- [What to work on] Keep pictures out. Copy exactly the lines from the one containing "Emit a Python" to the one containing "import pandas as pd", endpoints included.

- [Data to process]
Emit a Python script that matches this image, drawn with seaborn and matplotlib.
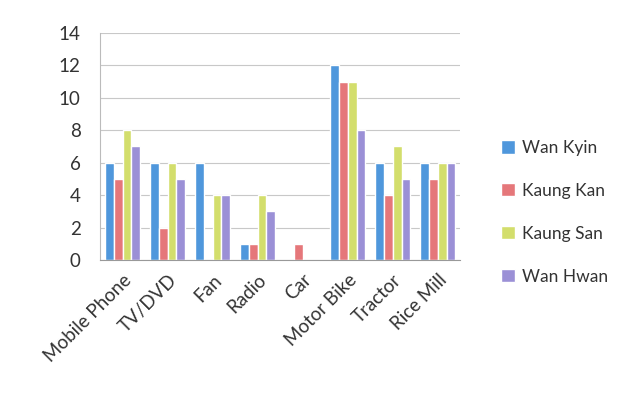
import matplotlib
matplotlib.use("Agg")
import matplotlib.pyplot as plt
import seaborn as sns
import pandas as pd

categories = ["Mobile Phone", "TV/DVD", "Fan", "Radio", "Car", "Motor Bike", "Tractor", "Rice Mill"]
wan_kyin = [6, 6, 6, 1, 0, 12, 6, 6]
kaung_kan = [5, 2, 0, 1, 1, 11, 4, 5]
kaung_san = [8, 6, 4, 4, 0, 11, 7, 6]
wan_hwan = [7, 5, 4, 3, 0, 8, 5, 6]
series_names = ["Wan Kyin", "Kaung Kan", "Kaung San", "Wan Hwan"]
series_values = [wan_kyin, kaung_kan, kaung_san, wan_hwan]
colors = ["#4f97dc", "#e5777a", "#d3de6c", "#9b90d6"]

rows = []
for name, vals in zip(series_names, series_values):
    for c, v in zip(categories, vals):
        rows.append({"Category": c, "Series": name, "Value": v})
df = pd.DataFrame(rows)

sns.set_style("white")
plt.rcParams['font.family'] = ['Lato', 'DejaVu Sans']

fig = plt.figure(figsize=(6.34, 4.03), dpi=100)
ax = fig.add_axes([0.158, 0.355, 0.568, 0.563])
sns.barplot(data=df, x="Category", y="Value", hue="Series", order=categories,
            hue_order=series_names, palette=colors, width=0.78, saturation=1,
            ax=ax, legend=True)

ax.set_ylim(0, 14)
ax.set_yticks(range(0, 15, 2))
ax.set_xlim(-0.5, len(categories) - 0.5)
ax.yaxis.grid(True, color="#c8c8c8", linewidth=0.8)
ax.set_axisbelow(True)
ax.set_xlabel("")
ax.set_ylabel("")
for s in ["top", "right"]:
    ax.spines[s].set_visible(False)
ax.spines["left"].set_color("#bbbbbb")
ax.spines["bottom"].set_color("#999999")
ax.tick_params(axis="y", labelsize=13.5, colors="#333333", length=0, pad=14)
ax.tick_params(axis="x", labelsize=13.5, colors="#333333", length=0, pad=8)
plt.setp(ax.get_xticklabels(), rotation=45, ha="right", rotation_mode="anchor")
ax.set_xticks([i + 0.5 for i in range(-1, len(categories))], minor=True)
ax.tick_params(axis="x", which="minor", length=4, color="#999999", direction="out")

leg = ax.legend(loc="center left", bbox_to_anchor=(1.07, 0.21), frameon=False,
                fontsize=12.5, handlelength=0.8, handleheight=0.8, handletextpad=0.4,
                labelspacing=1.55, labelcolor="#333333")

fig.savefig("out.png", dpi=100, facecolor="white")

---

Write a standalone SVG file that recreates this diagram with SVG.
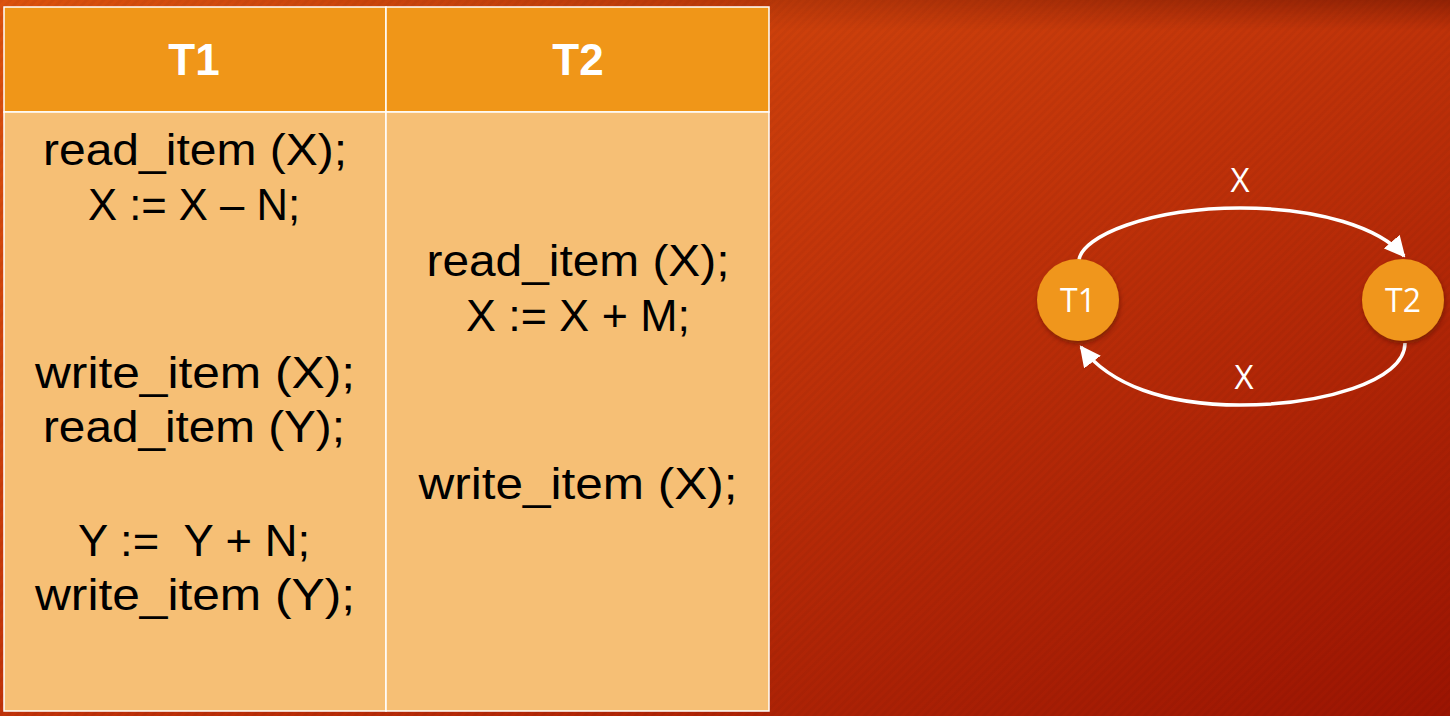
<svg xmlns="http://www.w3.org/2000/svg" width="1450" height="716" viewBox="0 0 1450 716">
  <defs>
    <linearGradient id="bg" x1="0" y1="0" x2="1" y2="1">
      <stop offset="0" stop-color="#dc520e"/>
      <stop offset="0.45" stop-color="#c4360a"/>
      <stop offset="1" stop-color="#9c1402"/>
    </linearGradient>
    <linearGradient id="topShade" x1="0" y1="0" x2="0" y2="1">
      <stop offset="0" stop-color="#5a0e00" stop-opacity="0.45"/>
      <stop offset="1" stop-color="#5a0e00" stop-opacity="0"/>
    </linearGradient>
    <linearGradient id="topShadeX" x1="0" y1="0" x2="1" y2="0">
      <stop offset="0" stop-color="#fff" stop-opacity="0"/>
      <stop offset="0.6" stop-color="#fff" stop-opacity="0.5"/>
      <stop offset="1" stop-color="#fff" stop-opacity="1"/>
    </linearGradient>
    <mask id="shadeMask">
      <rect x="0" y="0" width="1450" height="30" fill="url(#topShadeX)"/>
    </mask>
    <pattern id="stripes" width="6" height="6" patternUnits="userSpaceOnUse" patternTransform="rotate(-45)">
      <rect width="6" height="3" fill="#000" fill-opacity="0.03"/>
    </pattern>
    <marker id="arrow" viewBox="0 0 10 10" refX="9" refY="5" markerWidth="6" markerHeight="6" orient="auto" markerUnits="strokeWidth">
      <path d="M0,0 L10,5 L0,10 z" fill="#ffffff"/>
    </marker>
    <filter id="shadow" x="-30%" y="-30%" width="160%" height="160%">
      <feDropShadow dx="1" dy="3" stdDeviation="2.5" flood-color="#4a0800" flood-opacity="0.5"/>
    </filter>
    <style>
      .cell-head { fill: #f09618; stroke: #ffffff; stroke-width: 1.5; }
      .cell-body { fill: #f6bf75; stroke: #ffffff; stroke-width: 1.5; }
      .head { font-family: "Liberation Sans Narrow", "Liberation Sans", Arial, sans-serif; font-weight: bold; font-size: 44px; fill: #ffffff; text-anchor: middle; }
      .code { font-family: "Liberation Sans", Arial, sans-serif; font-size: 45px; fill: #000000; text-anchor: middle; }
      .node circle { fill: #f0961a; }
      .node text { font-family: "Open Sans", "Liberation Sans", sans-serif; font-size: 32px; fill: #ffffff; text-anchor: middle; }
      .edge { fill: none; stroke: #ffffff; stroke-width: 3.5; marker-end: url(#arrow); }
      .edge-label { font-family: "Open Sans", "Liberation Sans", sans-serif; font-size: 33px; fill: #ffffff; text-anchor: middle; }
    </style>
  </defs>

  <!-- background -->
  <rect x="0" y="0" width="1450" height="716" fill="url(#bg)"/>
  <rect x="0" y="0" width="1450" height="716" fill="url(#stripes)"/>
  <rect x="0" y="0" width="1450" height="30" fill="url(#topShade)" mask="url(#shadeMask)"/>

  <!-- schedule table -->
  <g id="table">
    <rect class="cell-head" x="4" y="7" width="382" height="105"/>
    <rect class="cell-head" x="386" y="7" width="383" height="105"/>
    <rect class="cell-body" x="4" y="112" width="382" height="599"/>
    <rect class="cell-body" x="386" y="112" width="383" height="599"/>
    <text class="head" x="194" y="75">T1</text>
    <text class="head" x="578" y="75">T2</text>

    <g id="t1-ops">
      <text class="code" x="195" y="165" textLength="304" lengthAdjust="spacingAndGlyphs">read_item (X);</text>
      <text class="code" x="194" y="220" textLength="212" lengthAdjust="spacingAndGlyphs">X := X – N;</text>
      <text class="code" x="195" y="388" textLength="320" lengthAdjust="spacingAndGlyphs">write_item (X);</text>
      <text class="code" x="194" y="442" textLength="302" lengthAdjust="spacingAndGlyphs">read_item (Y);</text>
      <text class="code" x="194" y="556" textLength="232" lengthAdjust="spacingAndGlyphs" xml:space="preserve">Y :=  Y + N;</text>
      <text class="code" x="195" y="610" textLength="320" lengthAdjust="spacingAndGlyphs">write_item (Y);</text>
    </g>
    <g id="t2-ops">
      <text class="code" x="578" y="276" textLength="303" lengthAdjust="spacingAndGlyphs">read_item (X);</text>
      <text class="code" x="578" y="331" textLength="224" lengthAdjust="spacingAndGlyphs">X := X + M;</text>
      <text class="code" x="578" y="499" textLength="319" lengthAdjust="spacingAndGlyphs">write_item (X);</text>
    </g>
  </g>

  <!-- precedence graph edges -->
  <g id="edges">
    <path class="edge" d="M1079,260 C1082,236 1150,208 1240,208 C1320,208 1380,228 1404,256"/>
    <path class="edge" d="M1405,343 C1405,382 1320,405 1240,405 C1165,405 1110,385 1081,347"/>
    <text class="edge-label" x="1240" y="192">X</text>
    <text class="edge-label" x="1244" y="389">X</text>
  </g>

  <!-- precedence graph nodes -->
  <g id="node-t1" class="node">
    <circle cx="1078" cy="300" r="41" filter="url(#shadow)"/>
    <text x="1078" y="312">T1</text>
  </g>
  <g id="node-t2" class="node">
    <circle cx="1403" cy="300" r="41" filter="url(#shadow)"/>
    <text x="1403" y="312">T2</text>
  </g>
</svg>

- [Reply to the exercise]
Emit a Python script that matches this image, drawn with seaborn and matplotlib.
import matplotlib
matplotlib.use("Agg")
import matplotlib.pyplot as plt
import seaborn as sns
import pandas as pd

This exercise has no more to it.